WASHINGTON, Feb 27 (Reuters) - U.S. tax authorities and foreign governments are on track to conclude dozens of agreements in coming months on the sharing of financial data about citizens, with deadlines nearing for implementation of a sweeping U.S. anti-tax-evasion law, tax experts said.
The U.S. Treasury on Monday initialed an intergovernmental agreement (IGA) with Germany, for instance. The deal still needs final approval by both countries’ tax officials, but shows progress being made in implementing the Foreign Account Tax Compliance Act (FATCA).
FATCA, made law in 2010 as part of a crackdown on tax dodging by wealthy Americans, requires foreign financial institutions to disclose to the Internal Revenue Service more about Americans’ offshore accounts that are worth more than $50,000.
Banks and other institutions are affected by the law, which Treasury is implementing through a series of bilateral IGAs. Completed pacts are in place with Britain, Denmark, Ireland, Mexico and, since earlier this month, with Switzerland.
More than 50 other countries are working with Treasury to sign IGAs by the end of the year. FATCA takes full effect on Jan. 1, 2014. An interim deadline is Oct. 25, when foreign firms need to register with the IRS for FATCA.

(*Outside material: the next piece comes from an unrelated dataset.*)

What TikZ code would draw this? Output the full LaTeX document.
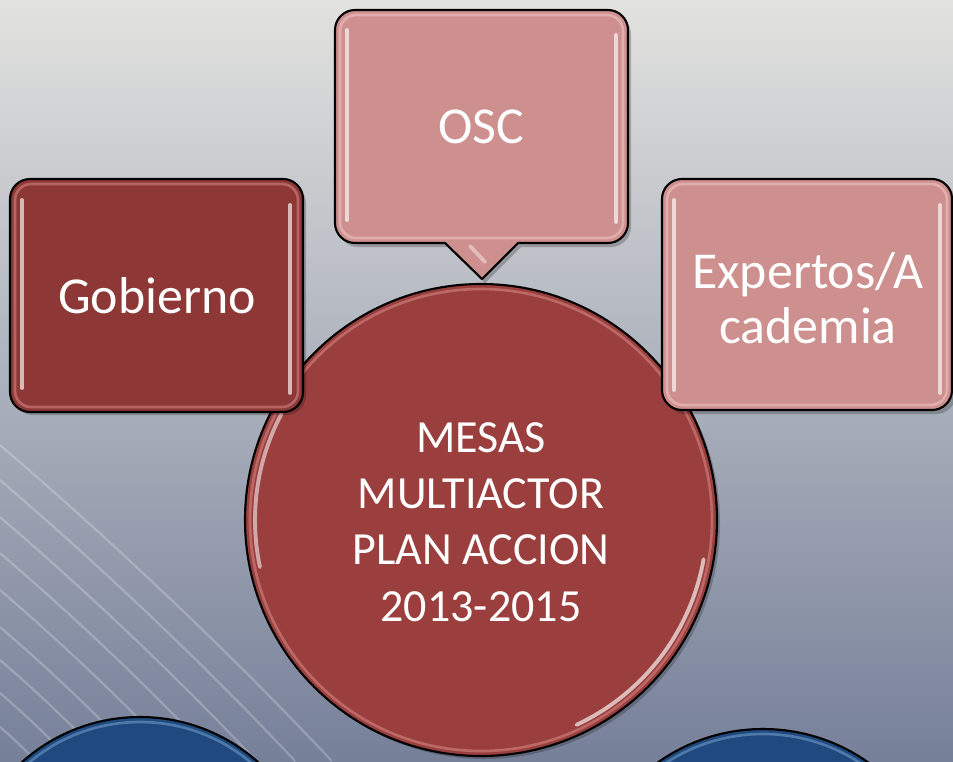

Germany was “the next big domino to fall” in Treasury’s IGA process, said Jonathan Jackel, a lawyer with Burt, Staples & Maner LLP. The German deal was “a positive development” for additional IGAs, he said.
If a foreign firm fails to comply with FATCA, it could be frozen out of U.S. capital markets.
Treasury and IRS still need to publish forms and instructions for foreign banks and other financial institutions so they can comply with FATCA. The foreign firms will begin reporting U.S. client information to the IRS beginning in 2015.
FATCA implementation is seen by some tax experts as contributing to greater tax strictness around the world.
The European Commission said on Monday that it is studying EU-wide taxpayer identification numbers to fight tax evasion.
“There’s been a real shift on the international level in identifying tax evasion as a massive social problem,” said Heather Lowe, director of government affairs at anti-graft watchdog Global Financial Integrity.
“The U.S. definitely kicked it off, but Europe’s now running with it,” Lowe said. “There is a sense of urgency.”
Separately, Manal Corwin, deputy assistant Treasury secretary for international tax affairs and a top negotiator for FATCA, has left the department, a Treasury spokeswoman confirmed on Wednesday.